◆ **Dataset extract**
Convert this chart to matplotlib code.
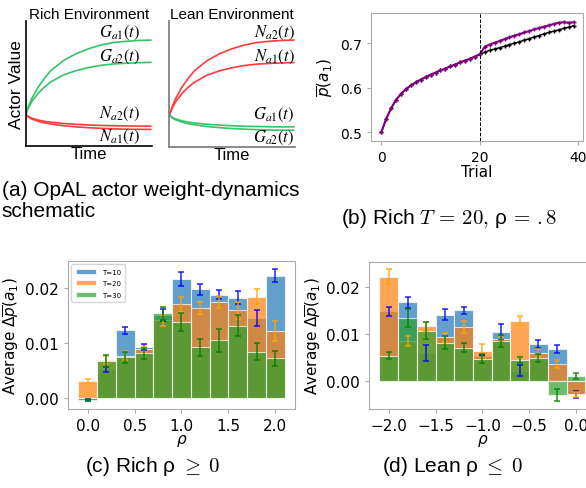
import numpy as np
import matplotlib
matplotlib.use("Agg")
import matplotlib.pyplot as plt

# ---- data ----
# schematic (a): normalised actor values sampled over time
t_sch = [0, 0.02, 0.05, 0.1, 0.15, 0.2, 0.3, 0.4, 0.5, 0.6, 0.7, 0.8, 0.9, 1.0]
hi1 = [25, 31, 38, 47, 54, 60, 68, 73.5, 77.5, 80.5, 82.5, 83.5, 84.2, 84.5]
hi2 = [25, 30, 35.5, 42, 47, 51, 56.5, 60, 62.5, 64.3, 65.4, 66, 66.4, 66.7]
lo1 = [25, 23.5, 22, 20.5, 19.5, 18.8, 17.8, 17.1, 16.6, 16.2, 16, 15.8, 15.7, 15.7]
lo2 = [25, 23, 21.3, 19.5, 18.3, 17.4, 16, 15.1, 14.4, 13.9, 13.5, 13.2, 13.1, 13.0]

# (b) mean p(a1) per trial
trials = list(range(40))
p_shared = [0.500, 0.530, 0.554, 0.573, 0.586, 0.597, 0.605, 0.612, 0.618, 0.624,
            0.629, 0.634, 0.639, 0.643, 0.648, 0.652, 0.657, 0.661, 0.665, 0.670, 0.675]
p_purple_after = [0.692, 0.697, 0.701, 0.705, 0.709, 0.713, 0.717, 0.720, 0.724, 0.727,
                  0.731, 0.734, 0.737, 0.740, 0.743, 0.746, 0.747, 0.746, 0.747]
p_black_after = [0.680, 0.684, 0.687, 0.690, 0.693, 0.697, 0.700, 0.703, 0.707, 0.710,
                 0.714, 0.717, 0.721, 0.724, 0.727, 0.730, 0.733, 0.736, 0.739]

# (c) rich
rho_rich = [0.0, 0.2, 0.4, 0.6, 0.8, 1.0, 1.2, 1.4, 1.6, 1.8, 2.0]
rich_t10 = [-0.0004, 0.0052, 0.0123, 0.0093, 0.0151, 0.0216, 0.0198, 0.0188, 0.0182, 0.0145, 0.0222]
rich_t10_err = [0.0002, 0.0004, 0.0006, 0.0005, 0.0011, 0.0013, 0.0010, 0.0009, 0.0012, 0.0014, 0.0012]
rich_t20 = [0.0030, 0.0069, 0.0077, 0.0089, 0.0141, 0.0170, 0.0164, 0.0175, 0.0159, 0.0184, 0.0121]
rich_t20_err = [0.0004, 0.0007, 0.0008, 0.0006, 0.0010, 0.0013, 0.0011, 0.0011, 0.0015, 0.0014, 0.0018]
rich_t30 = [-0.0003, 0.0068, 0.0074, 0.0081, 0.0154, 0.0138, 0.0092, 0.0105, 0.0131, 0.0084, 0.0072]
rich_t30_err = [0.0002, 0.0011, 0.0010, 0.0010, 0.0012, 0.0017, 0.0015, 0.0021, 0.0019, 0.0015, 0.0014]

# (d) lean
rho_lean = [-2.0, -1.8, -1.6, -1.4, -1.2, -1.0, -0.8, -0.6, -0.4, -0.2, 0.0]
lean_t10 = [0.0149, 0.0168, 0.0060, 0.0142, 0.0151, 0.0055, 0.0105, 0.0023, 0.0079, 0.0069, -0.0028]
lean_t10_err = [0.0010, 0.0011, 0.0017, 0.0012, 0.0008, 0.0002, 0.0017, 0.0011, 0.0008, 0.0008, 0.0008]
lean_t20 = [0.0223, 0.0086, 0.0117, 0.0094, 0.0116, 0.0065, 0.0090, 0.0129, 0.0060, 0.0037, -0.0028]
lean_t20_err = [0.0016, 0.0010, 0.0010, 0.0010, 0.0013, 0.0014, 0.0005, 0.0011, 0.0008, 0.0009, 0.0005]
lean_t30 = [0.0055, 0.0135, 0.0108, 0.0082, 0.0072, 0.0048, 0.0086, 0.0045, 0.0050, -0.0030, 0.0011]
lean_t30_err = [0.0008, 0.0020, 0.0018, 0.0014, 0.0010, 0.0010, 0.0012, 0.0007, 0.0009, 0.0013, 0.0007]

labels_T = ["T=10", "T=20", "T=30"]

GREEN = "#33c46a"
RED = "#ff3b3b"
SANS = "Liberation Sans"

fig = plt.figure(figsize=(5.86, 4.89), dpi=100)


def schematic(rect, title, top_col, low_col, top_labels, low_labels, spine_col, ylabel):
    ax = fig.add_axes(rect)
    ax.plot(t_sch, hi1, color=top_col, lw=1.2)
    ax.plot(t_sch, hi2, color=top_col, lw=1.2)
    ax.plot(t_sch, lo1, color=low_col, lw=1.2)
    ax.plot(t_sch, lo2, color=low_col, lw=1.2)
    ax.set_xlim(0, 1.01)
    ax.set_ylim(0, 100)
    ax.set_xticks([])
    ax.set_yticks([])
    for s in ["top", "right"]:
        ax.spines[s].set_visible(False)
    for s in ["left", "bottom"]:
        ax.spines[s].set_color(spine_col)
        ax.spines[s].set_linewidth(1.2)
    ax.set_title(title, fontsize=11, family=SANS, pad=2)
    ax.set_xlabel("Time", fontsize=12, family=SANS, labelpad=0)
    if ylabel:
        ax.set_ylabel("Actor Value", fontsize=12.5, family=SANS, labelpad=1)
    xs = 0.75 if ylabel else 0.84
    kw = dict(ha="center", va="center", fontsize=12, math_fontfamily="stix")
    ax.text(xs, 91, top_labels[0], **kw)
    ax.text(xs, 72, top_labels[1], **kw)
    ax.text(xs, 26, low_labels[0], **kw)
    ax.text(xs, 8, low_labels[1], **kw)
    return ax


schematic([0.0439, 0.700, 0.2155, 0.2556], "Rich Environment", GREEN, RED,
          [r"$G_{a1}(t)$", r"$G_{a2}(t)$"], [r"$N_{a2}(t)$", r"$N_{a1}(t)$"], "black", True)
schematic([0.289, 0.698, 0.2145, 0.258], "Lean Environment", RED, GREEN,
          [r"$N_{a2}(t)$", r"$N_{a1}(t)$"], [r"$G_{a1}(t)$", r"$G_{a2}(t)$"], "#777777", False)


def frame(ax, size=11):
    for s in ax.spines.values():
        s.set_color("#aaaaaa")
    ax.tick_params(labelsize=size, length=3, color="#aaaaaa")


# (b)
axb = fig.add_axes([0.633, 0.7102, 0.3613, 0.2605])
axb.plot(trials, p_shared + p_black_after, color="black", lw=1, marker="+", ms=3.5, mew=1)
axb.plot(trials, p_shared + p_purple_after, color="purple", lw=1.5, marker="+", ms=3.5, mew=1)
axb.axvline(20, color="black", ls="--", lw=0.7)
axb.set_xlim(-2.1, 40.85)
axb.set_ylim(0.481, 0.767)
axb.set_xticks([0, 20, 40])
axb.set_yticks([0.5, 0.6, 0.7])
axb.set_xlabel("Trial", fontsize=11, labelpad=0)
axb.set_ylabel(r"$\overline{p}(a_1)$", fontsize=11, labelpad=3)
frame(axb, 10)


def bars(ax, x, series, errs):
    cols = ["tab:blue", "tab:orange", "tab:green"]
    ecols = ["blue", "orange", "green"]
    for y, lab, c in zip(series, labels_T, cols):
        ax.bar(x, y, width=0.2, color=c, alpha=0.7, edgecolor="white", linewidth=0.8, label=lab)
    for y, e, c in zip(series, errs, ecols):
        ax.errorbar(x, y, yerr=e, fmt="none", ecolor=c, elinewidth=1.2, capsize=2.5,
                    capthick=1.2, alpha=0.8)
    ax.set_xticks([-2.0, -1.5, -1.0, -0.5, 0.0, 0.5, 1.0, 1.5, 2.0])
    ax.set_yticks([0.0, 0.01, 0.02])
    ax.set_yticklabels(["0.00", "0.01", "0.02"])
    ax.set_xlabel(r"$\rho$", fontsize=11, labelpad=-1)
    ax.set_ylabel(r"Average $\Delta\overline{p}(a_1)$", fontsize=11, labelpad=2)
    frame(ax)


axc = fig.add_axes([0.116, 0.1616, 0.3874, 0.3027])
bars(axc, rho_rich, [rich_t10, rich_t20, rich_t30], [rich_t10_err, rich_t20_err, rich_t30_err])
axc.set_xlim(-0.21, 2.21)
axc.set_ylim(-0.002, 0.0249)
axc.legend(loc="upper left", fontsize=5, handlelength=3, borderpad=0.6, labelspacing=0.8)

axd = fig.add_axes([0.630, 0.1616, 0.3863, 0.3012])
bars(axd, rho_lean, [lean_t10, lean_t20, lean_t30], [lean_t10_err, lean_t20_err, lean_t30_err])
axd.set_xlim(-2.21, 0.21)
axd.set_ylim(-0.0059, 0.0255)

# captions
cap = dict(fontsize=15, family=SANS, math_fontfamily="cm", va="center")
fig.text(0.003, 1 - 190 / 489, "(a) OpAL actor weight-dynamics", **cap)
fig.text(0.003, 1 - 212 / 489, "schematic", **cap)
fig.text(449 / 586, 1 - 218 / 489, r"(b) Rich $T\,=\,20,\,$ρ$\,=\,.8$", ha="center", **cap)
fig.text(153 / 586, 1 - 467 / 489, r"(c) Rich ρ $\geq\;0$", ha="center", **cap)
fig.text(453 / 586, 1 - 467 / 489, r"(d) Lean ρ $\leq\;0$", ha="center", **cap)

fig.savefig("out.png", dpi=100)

◆ **Task brief**
Only lines belong in the copy: transcribe those from the start of the data through the line that contains "import matplotlib.pyplot as plt", and skip the pictures.

◆ **Response to the exercise**
Convert this chart to matplotlib code.
import numpy as np
import matplotlib
matplotlib.use("Agg")
import matplotlib.pyplot as plt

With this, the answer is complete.